Entendo que tal postura crítica (ou negativa) esteja relacionada ao projeto político que subjaz os estudos culturais, mas também à influência foucaultiana no pensamento do Hall. Estes dois aspectos acabam por considerar como irrevogável e fundamental a multiplicidade das relações de poder presente na sociedade bem como as diferentes estratégias de apropriação da cultura pelos agentes sociais (instituições e sujeitos). Daí a impossibilidade de hipostasiar os estudos culturais a partir de um programa único (um corpo coerente e sistemático de idéias e ações: uma práxis una). Ao contrário disso, penso que os estudos culturais operem melhor (seja muito mais produtivo) se encarados como um jogo de tensões, um conflito dentro e fora dos institutos de pesquisas, uma guerra teórica que se dá nos campos lógico tanto quanto político, aberto à incorporação de problemáticas sociais as mais diversas, a objetos aparentemente estranhos (como a AIDS), de modo a garantir uma legitimidade indisciplinar. Se por um lado a epistemologia ausente dos estudos culturais (como descrevemos) pode criar uma espécie de problema institucional onde são desenvolvidos (o que comprometeria, por exemplo, o financiamento destas pesquisas e suas formas de avaliação), por outro lado, tal indisciplina é a única garantia de se realizar pesquisas descompromissadas com os interesses de grupos ligados ao Governo ou ao Mercado.
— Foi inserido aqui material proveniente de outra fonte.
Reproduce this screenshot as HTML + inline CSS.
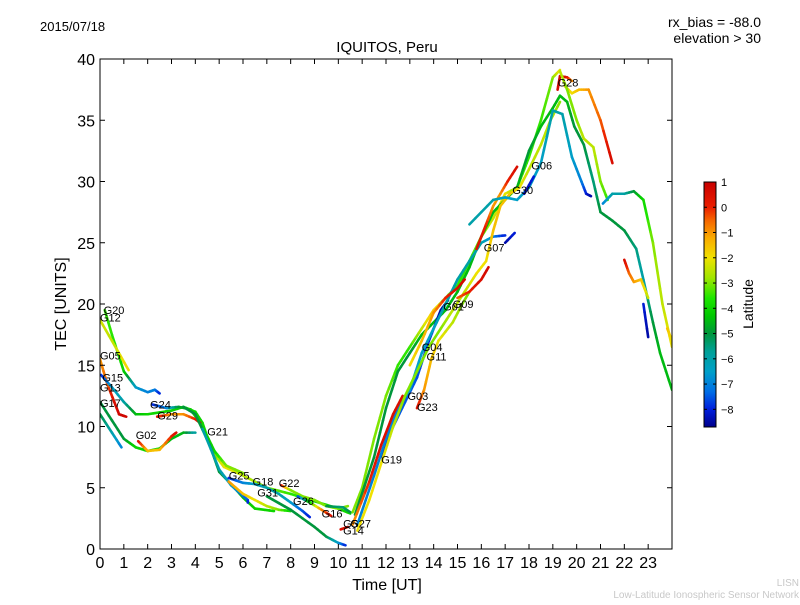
<!DOCTYPE html>
<html><head><meta charset="utf-8"><style>
body{margin:0;background:#fff;width:800px;height:600px;overflow:hidden;font-family:"Liberation Sans","DejaVu Sans",sans-serif}
</style></head><body>
<svg id="chart" width="800" height="600" xmlns="http://www.w3.org/2000/svg" font-family="Liberation Sans, DejaVu Sans, sans-serif">
<rect width="800" height="600" fill="#fff"/>
<text x="40" y="31" font-size="13">2015/07/18</text>
<text x="387" y="52" font-size="15" text-anchor="middle">IQUITOS, Peru</text>
<text x="761" y="27" font-size="14" text-anchor="end">rx_bias = -88.0</text>
<text x="761" y="43" font-size="14" text-anchor="end">elevation &gt; 30</text>
<text transform="translate(66,304) rotate(-90)" font-size="16" text-anchor="middle">TEC [UNITS]</text>
<text x="387" y="590" font-size="16" text-anchor="middle">Time [UT]</text>
<text transform="translate(753,304) rotate(-90)" font-size="14" text-anchor="middle">Latitude</text>
<text x="799" y="586" font-size="10" fill="#c8c8c8" text-anchor="end">LISN</text>
<text x="799" y="598" font-size="10" fill="#c8c8c8" text-anchor="end">Low-Latitude Ionospheric Sensor Network</text>
<g id="plot"></g>
</svg>
<script>
const xTicks=[0,1,2,3,4,5,6,7,8,9,10,11,12,13,14,15,16,17,18,19,20,21,22,23];
const yTicks=[0,5,10,15,20,25,30,35,40];
const cbTicks=[1,0,-1,-2,-3,-4,-5,-6,-7,-8];
const cbRange=[-8.7,1.0];
// tracks: [time UT, TEC, latitude]
const tracks=[
[[0.2,19.5,-3.5],[0.5,17.5,-3.5],[1,14.5,-4],[1.5,13.2,-6.5],[2,12.8,-7],[2.3,13,-7],[2.5,12.7,-8]],
[[0,18.7,-2.3],[0.5,17,-2.5],[1.2,14.6,-1.8]],
[[0,15.5,-1],[0.3,13.5,-0.5],[0.6,12,0.5],[0.8,11,0.8],[1.1,10.8,0.8]],
[[0.05,14.2,-8],[0.5,13.2,-6.5],[1,12,-6],[1.5,11,-4.5],[2,11,-4],[3,11.3,-4],[3.5,11.6,-4],[4,11.2,-4],[4.3,10.3,-4],[4.7,8,-3.5],[5.2,6.7,-2],[6,6,-2.5],[7,5,-3],[8,4.5,-3.5],[9,3.9,-4],[10,3.3,-4],[10.5,2.9,-4]],
[[0,12,-5],[0.5,10.5,-5],[1,9,-5],[1.5,8.3,-4],[2,8,-4],[2.5,8.2,-4],[3,9,-4.5],[3.5,9.5,-4.5],[4,9.5,-6]],
[[0,11,-5],[0.5,9.5,-6],[0.9,8.3,-7]],
[[1.6,8.8,0.5],[2,8,-1.5],[2.5,8.1,-1.5],[3,9.2,0],[3.2,9.5,0.5]],
[[2.2,11.8,-8],[2.8,11.5,-7],[3.3,11.6,-5],[3.8,11.4,-4],[4.3,10,-4],[4.8,8,-4],[5.3,6.8,-3],[6,6.2,-3]],
[[2.4,10.8,0.5],[3,11,-1],[3.5,11,-1],[4,10.6,0],[4.2,10.3,0.7]],
[[3.5,11.6,-5],[4,11,-5],[4.6,8.5,-5],[5,6.3,-5],[5.5,5.3,-5],[6,4.2,-4.5],[6.5,3.3,-4],[7.3,3.1,-4]],
[[4.3,9.8,-6],[5,6.5,-6],[5.5,5.2,-6.5],[6.2,4,-7.5],[6.2,3.8,-8]],
[[5.4,5.8,-8],[6,5.4,-7],[6.5,5.3,-6.5],[7,5,-6],[7.5,4.5,-6],[8,3.8,-6.5],[8.5,3.1,-7.5],[8.8,2.6,-8]],
[[5.4,5.5,-1],[6,4.5,-1.5],[6.5,4,-2],[7,3.5,-2.5],[7.5,3.2,-3],[8,3.1,-4]],
[[7,4.3,-5],[8,3.2,-5],[9,1.8,-5],[9.5,1,-5],[10,0.5,-6.5],[10.3,0.3,-8]],
[[7.6,5.2,0.5],[8,4.8,-3],[8.5,4.3,-3],[9,4,-3],[9.5,3.5,-3],[10,3.3,-3],[10.4,3.5,-3]],
[[8.3,4.3,-8],[8.8,3.8,-4],[9.3,3.2,-1],[9.7,2.7,0.5]],
[[9.5,3.5,-5],[10.2,3.4,-5.5],[10.5,3.0,-5]],
[[10.1,1.6,0.5],[10.4,1.8,0.5]],
[[10.6,3,-3],[11,5,-3],[11.5,9,-3],[12,12.5,-3],[12.5,15,-3.5],[13,16.5,-3.5],[13.5,18,-2.5],[14,19.5,-1.5],[14.5,20.5,-3],[15,21.5,-3.5],[15.5,23.5,-3.5],[16,25.5,-3],[16.5,27,-2.5],[17,29,-2],[17.5,29.5,-3],[17.8,31,-3.5],[18,32,-3.5],[18.5,35,-3.5],[19,38.5,-3],[19.3,39.1,-2]],
[[10.7,2.8,-5],[11.5,7.5,-5],[12,11.5,-5],[12.5,14.5,-5],[13,16,-5],[13.5,17.5,-4.5],[14,18.5,-4.5],[14.5,19.5,-4.5],[15,21,-4.5],[15.5,23,-4.5],[16,25.5,-4.5],[16.5,27.5,-4.5],[17,28.5,-4.5],[17.5,29.5,-4.5],[18,32.5,-5],[18.5,34.5,-4.5],[19,36,-4.5],[19.3,37,-4.5],[19.6,36.5,-4.5],[19.9,34.5,-5],[20.3,33,-5],[20.7,30,-5.5],[21,27.5,-5],[21.5,26.8,-5],[22,26,-5],[22.5,24.5,-5.5],[22.8,22,-6],[23.2,18.5,-5],[23.5,16,-4.5],[24,13,-4.5]],
[[11.8,7.5,-8.5],[12.3,10,-7.5],[12.8,12,-7.5],[13.3,14,-7.5],[13.8,17,-8],[14.3,19.5,-8.5],[14.6,20.3,-8.5]],
[[10.8,2,-7],[11.5,6,-7],[12,9,-7],[12.5,11.5,-7],[13,13,-6.5],[13.5,16,-6.5],[14,18,-6.5],[14.5,20,-6],[15,22,-6],[15.5,23.5,-6],[16,25,-6],[16.5,25.5,-7],[17,25.6,-8]],
[[10.6,2,-1],[11.3,5.5,0],[11.8,8.5,0.5],[12.3,11,0.5],[12.7,12.5,0.5]],
[[13.3,11.5,0.5],[13.6,13,-1],[13.9,15.5,-1.5],[14.2,17,-2],[14.8,18.5,-2.5],[15.2,20,-3],[15.5,21,-3]],
[[10.8,1.5,-2],[11.3,4,-2],[11.8,7,-2],[12.3,10,-2.5],[12.8,12.5,-3],[13.3,14.5,-3],[13.8,16.5,-3],[14.3,18,-3],[14.8,19.5,-2.5],[15.3,21,-2.5],[15.8,22.5,-2],[16.2,23.5,-2],[16.5,26,-1.5],[16.8,28,-1.5],[17.2,29,-1.5],[17.6,29.5,-2],[18,31,-2.5],[18.5,33,-2.5],[18.9,35,-2.5],[19.3,36.5,-3]],
[[15,20.5,-0.5],[15.5,21,0],[16,22,0.5],[16.3,23,0.7]],
[[13,15,-2],[13.5,17,-1.5],[14,19.3,-1],[14.5,20.5,0],[15,21.3,0.5],[15.3,22,0.7]],
[[15.8,24.5,0.5],[16.2,26.5,0],[16.5,28,-1],[16.8,29,-1],[17.1,30,0],[17.5,31.2,0.6]],
[[15.5,26.5,-6],[16.5,28.5,-6],[17,28.7,-6.5],[17.5,28.5,-6.5],[18,29.5,-6.5],[18.5,31.5,-6.5],[19,35.8,-6],[19.4,35.5,-6],[19.8,32,-6.5],[20.2,30,-7],[20.4,29,-8],[20.6,28.8,-8.5]],
[[17,25,-8.5],[17.4,25.8,-8]],
[[17.8,29,-8.5],[18.2,30.4,-8]],
[[19.2,37.5,0.7],[19.3,38.6,0.7],[19.6,38.5,0.5],[19.8,38.2,-1]],
[[19.5,37.8,-1.5],[19.8,37.2,-2],[20.1,37.5,-1.5],[20.5,37.5,-1],[21,35,-0.5],[21.5,31.5,0.7]],
[[19.3,39,-2.5],[19.6,37.5,-3],[20,35,-3],[20.3,33.5,-2.5],[20.7,32.8,-2.5],[21,30,-3],[21.3,28.5,-3.5]],
[[21.1,28.2,-7],[21.5,29,-6],[22,29,-6],[22.4,29.2,-5],[22.8,28.5,-4],[23.2,25,-3],[23.6,20,-2.5],[24,16.5,-2]],
[[22,23.6,0.7],[22.2,22.5,-0.5],[22.4,21.8,-1],[22.7,22,-1.5],[23,20.5,-2.5]],
[[22.8,20,-8],[23,17.3,-8.5]],
[[23.8,18,-1.5],[24,17,-2]]
];
const labels=[["G20",0.15,19.5],["G12",0,18.9],["G05",0,15.8],["G15",0.1,14],["G13",0,13.2],["G17",0,11.9],["G24",2.1,11.8],["G29",2.4,10.9],["G02",1.5,9.3],["G21",4.5,9.6],["G25",5.4,6.0],["G18",6.4,5.5],["G22",7.5,5.4],["G31",6.6,4.6],["G26",8.1,3.9],["G16",9.3,2.9],["G5",10.2,2.1],["G27",10.5,2.1],["G14",10.2,1.5],["G19",11.8,7.3],["G03",12.9,12.5],["G23",13.3,11.6],["G04",13.5,16.5],["G11",13.7,15.7],["G01",14.4,19.8],["G09",14.8,20.0],["G07",16.1,24.6],["G30",17.3,29.3],["G06",18.1,31.3],["G28",19.2,38.1]];

const X0=100,X1=672,Y0=549,Y1=59;
const xs=t=>X0+(X1-X0)*t/24;
const ys=v=>Y0-(Y0-Y1)*v/40;
const CB={x:704,w:12,top:182,bot:427};
const cbY=l=>CB.bot-(CB.bot-CB.top)*(l-cbRange[0])/(cbRange[1]-cbRange[0]);
// colour stops of the latitude colormap
const stops=[[-8.7,[0,0,140]],[-8,[0,30,220]],[-7.3,[0,110,230]],[-6.5,[0,160,200]],[-5.7,[0,160,150]],[-5,[0,150,60]],[-4.3,[0,200,0]],[-3.6,[30,230,0]],[-2.8,[160,230,0]],[-2,[240,225,0]],[-1.2,[250,170,0]],[-0.5,[245,100,0]],[0,[235,30,0]],[1,[200,0,0]]];
function col(l){
  if(l<=stops[0][0])return `rgb(${stops[0][1]})`;
  for(let i=0;i<stops.length-1;i++){
    const a=stops[i],b=stops[i+1];
    if(l<=b[0]){const u=(l-a[0])/(b[0]-a[0]);
      return 'rgb('+a[1].map((c,k)=>Math.round(c+(b[1][k]-c)*u)).join(',')+')';}
  }
  return `rgb(${stops[stops.length-1][1]})`;
}
const NS="http://www.w3.org/2000/svg";
const g=document.getElementById('plot');
function mk(tag,attrs,parent){const e=document.createElementNS(NS,tag);for(const k in attrs)e.setAttribute(k,attrs[k]);(parent||g).appendChild(e);return e;}

const clip=mk('clipPath',{id:'pc'});mk('rect',{x:X0,y:Y1,width:X1-X0,height:Y0-Y1},clip);
const lines=mk('g',{'clip-path':'url(#pc)'});


tracks.forEach((tr,i)=>{
  const tg=mk('g',{},lines);
  
  
  for(let j=0;j<tr.length-1;j++){
    const a=tr[j],b=tr[j+1];
    const n=4;
    for(let k=0;k<n;k++){
      const u0=k/n,u1=(k+1)/n,um=(u0+u1)/2;
      const s=mk('line',{x1:xs(a[0]+(b[0]-a[0])*u0),y1:ys(a[1]+(b[1]-a[1])*u0),x2:xs(a[0]+(b[0]-a[0])*u1),y2:ys(a[1]+(b[1]-a[1])*u1),stroke:col(a[2]+(b[2]-a[2])*um),'stroke-width':2.6,'stroke-linecap':'round'},tg);
      
      
    }
  }
});
labels.forEach(L=>{
  const t=mk('text',{x:xs(L[1]),y:ys(L[2])+4,'font-size':11},g);
  
  
  t.textContent=L[0];
});
const frame=mk('rect',{x:X0,y:Y1,width:X1-X0,height:Y0-Y1,fill:'none',stroke:'#000','stroke-width':1});


xTicks.forEach(t=>{
  mk('line',{x1:xs(t),x2:xs(t),y1:Y0,y2:Y0-5,stroke:'#000'});
  mk('line',{x1:xs(t),x2:xs(t),y1:Y1,y2:Y1+5,stroke:'#000'});
  const tx=mk('text',{x:xs(t),y:Y0+19,'font-size':16,'text-anchor':'middle'});
  
  
  tx.textContent=t;
});
yTicks.forEach(v=>{
  mk('line',{x1:X0,x2:X0+5,y1:ys(v),y2:ys(v),stroke:'#000'});
  mk('line',{x1:X1,x2:X1-5,y1:ys(v),y2:ys(v),stroke:'#000'});
  const tx=mk('text',{x:X0-5,y:ys(v)+6,'font-size':16,'text-anchor':'end'});
  
  
  tx.textContent=v;
});
const cb=mk('g',{});


for(let y=CB.top;y<CB.bot;y++){
  const l=cbRange[1]-(cbRange[1]-cbRange[0])*(y-CB.top+0.5)/(CB.bot-CB.top);
  mk('rect',{x:CB.x,y:y,width:CB.w,height:1.2,fill:col(l)},cb);
}
mk('rect',{x:CB.x,y:CB.top,width:CB.w,height:CB.bot-CB.top,fill:'none',stroke:'#000'},cb);
cbTicks.forEach(v=>{
  const y=cbY(v);
  mk('line',{x1:CB.x,x2:CB.x+3,y1:y,y2:y,stroke:'#000'},cb);
  mk('line',{x1:CB.x+CB.w,x2:CB.x+CB.w-3,y1:y,y2:y,stroke:'#000'},cb);
  const tx=mk('text',{x:CB.x+CB.w+5,y:y+4,'font-size':11},cb);
  
  
  tx.textContent=v<0?'\u2212'+(-v):v;
});
</script>
</body></html>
Esta tentativa de se esquivar de um poder disciplinar sobre os estudos culturais está bastante presente em Hall. Aliás, é por este motivo que ele evita “contar uma história” dos estudos culturais; em vez disso, recorre ao método genealógico de Foucault que busca não uma origem ou uma gênese estável, um começo tranqüilo que se estende por toda uma linha histórica contínua e ininterrupta, mas o momento em que um discurso emerge, sobrepondo-se aos outros, obviamente, não sem um conflito ou uma disputa na ordem do discurso (esta é a concepção genealógica de Foucault). [4]

Os estudos culturais abarcam discursos múltiplos, bem como numerosas histórias distintas. Compreendem um conjunto de formações, com suas diferentes conjunturas e momentos no passado. Gostaria de insistir na variedade de trabalhos inerentes aos estudos culturais. Constituindo sempre num conjunto de formações instáveis, encontravam-se “centrados”, apenas entre aspas [...] (Idem, Idem: 201)
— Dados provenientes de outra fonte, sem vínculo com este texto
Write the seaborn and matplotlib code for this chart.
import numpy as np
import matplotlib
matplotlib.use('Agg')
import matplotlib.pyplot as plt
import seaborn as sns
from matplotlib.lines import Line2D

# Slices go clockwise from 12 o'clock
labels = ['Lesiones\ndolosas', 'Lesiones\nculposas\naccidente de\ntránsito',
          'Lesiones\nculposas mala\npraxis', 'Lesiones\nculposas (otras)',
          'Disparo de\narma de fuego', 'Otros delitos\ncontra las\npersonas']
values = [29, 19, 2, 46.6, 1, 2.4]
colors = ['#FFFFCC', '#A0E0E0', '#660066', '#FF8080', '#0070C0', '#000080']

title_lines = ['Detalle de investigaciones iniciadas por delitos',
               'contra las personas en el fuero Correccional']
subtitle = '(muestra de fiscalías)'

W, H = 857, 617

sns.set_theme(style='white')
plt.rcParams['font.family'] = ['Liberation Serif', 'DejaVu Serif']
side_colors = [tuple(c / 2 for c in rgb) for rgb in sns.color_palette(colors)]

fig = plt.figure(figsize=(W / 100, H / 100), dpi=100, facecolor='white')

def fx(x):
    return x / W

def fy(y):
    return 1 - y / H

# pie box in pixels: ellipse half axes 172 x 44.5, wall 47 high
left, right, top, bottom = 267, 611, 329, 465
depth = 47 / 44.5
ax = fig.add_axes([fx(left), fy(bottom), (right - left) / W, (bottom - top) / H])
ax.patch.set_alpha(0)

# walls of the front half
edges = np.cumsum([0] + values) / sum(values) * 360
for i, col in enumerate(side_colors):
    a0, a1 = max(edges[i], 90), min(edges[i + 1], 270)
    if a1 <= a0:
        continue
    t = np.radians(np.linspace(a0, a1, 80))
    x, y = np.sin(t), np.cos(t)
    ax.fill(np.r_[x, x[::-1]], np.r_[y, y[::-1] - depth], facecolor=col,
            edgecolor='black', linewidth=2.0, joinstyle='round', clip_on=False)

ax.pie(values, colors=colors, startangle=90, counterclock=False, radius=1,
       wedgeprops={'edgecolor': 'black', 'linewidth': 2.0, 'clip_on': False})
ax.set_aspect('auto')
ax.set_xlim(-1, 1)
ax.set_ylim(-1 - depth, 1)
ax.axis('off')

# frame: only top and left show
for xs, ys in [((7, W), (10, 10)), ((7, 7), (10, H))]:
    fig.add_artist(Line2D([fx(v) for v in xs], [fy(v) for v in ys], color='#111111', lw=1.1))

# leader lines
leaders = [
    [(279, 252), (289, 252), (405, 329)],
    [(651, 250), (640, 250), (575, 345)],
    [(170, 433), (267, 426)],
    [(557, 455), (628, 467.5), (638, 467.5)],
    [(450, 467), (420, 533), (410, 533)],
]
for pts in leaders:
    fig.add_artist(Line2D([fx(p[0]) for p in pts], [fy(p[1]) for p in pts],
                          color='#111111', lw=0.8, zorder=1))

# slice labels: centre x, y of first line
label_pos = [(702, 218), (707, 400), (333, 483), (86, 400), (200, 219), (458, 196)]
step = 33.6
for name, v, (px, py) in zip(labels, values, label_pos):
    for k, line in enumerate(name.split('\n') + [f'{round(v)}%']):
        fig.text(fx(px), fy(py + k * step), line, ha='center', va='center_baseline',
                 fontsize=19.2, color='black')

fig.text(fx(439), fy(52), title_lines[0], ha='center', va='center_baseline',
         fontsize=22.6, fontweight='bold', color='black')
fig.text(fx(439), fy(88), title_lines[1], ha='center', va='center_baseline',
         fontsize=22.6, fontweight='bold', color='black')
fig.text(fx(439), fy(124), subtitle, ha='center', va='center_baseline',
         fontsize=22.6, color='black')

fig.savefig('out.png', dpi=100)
Contra esta tendência estabilizante dos estudos culturais, entendo que seja preciso, como sugere o autor, retomar o legado gramsciano, especialmente o conceito de “intelectual orgânico” a quem Hall atribui duas tarefas distintas, porém complementares:
1) ter um conhecimento “superior” àquele do intelectual tradicional – como ele observa, “se jogarem o jogo da hegemonia terão que ser mais espertos do que ‘eles’” (Idem, Idem: 207);
2) transmitir este conhecimento aos intelectuais “não-profissionais” – trata-se de ampliar o campo de batalha, descentralizar os centros de pesquisas, fazer disseminar, repercutir um conhecimento para toda a sociedade. A prática discursiva (falar, transmitir saberes, fazer proliferar uma idéia) constitui aqui uma arma imprescindível.
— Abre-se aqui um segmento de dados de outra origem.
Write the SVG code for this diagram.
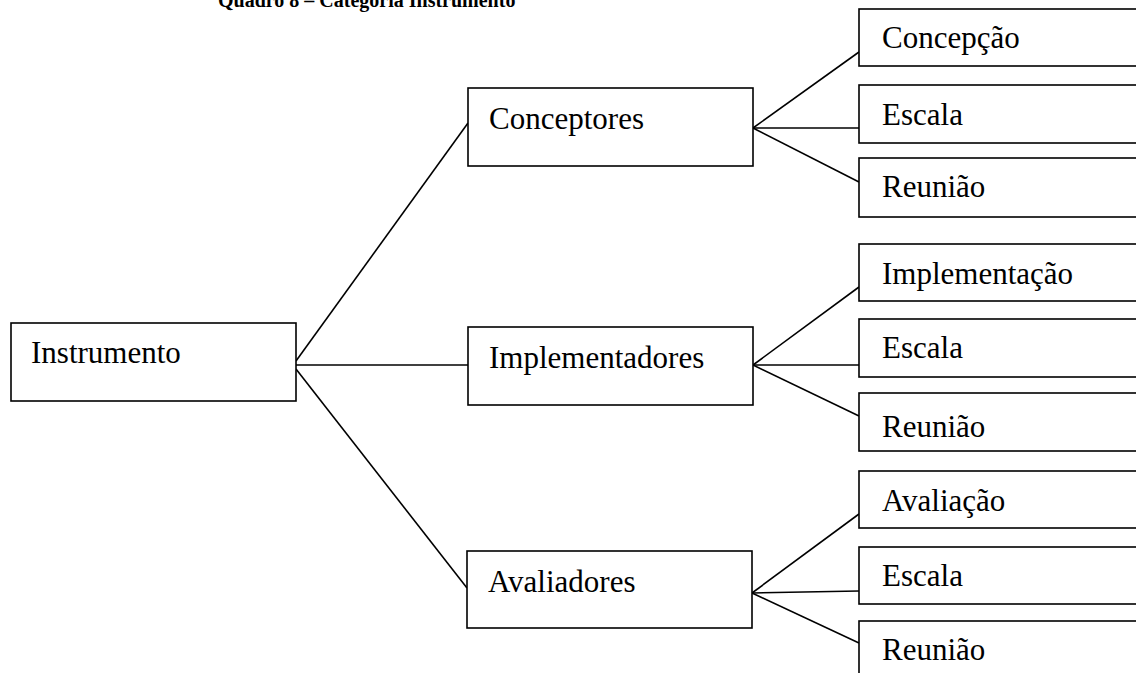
<svg xmlns="http://www.w3.org/2000/svg" width="1136" height="673" viewBox="0 0 1136 673">
<style>
.box{fill:#fff;stroke:#000;stroke-width:1.6}
.lbl{font-family:"Liberation Serif","Times New Roman",serif;font-size:31px;fill:#000}
.ttl{font-family:"Liberation Serif","Times New Roman",serif;font-size:20px;font-weight:bold;fill:#000}
.edge{stroke:#000;stroke-width:1.6;fill:none}
</style>
<rect width="1136" height="673" fill="#fff"/>
<text class="ttl" x="218" y="7">Quadro 8 – Categoria Instrumento</text>
<g id="connectors">
<line class="edge" x1="296" y1="361" x2="468" y2="123"/>
<line class="edge" x1="296" y1="365" x2="468" y2="365"/>
<line class="edge" x1="296" y1="369" x2="467" y2="588"/>
<line class="edge" x1="753" y1="128" x2="859" y2="52"/>
<line class="edge" x1="753" y1="128" x2="859" y2="128"/>
<line class="edge" x1="753" y1="128" x2="859" y2="182"/>
<line class="edge" x1="753" y1="365" x2="859" y2="287"/>
<line class="edge" x1="753" y1="365" x2="859" y2="365"/>
<line class="edge" x1="753" y1="365" x2="859" y2="416"/>
<line class="edge" x1="752" y1="593" x2="859" y2="514"/>
<line class="edge" x1="752" y1="593" x2="859" y2="591"/>
<line class="edge" x1="752" y1="593" x2="859" y2="643"/>
</g>
<g id="instrumento"><rect class="box" x="11" y="323" width="285" height="78"/><text class="lbl" x="31" y="363">Instrumento</text></g>
<g id="conceptores"><rect class="box" x="468" y="88" width="285" height="78"/><text class="lbl" x="489" y="129">Conceptores</text></g>
<g id="implementadores"><rect class="box" x="468" y="327" width="285" height="78"/><text class="lbl" x="489" y="368">Implementadores</text></g>
<g id="avaliadores"><rect class="box" x="467" y="551" width="285" height="77"/><text class="lbl" x="488" y="592">Avaliadores</text></g>
<g id="concepcao"><rect class="box" x="859" y="9" width="290" height="57"/><text class="lbl" x="882" y="48">Concepção</text></g>
<g id="escala1"><rect class="box" x="859" y="85" width="290" height="58"/><text class="lbl" x="882" y="125">Escala</text></g>
<g id="reuniao1"><rect class="box" x="859" y="158" width="290" height="59"/><text class="lbl" x="882" y="197">Reunião</text></g>
<g id="implementacao"><rect class="box" x="859" y="244" width="290" height="57"/><text class="lbl" x="882" y="284">Implementação</text></g>
<g id="escala2"><rect class="box" x="859" y="319" width="290" height="58"/><text class="lbl" x="882" y="358">Escala</text></g>
<g id="reuniao2"><rect class="box" x="859" y="393" width="290" height="58"/><text class="lbl" x="882" y="437">Reunião</text></g>
<g id="avaliacao"><rect class="box" x="859" y="471" width="290" height="57"/><text class="lbl" x="882" y="511">Avaliação</text></g>
<g id="escala3"><rect class="box" x="859" y="547" width="290" height="57"/><text class="lbl" x="882" y="586">Escala</text></g>
<g id="reuniao3"><rect class="box" x="859" y="621" width="290" height="60"/><text class="lbl" x="882" y="660">Reunião</text></g>
</svg>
A este intelectual orgânico, trabalhador do bloco histórico e da hegemonia, acrescentaria ainda, o intelectual público. Sua tarefa é a mesma do intelectual orgânico, mas dele se diferencia já abre a possibilidade de um diálogo múltiplo e, melhor, sem as amarras institucionais.

P.S. - Para evitar a institucionalização, procurei grafar os estudos culturais neste texto em caixa-baixa.


[1] Modismo teórico aqui entendido como vício acadêmico que, grosso modo, reduz um período histórico a uma teoria, por exemplo, o marxismo aos anos 40/50, o feminismo e o estruturalismo aos anos 60, o pós-modernismo, segundo François Lyotard, a partir de meados dos anos 80... Embora julgue importante o momento histórico na confecção de uma teoria, a meu ver, esta tendência pode não só por reduzir a complexidade de um pensador (e de suas obras) a uma “escola” de pensamento que, muitas vezes, o descaracteriza (Walter Benjamin pode ser alojado na Escola de Frankfurt? Michel Foucault é um historiador ou um estruturalista?); sobretudo, tal reducionismo ignora uma questão de fundo importante que é o compromisso (ou a fidelidade) do intelectual contra as estruturas de dominação. Penso eu que tal compromisso seja atemporal, não um modismo ou algo passageiro, mas aquilo que subjaz toda e qualquer produção teórica. Daí os estudos culturais caracterizarem-se mais como projeto político do que tendência teórica.
[2] Evitarei aqui falar em gênese, como veremos mais adiante.
[3] A expressão é de Jacqueline Rose (Apud Hall, 2003: 209).
[4] A constituição de uma epistème pode ser verificada não só pelos saberes que a conforma, mas principalmente pelo que ela exclui (é importante lembrar o interesse de Foucault pelos elementos marginais, por aquilo que é excluído dos ordenamentos). Daí a sugestão de Hall: “A única teoria que vale a pena reter é aquela que você tem de contestar, não a que você fala com profunda fluência” (Idem: 204).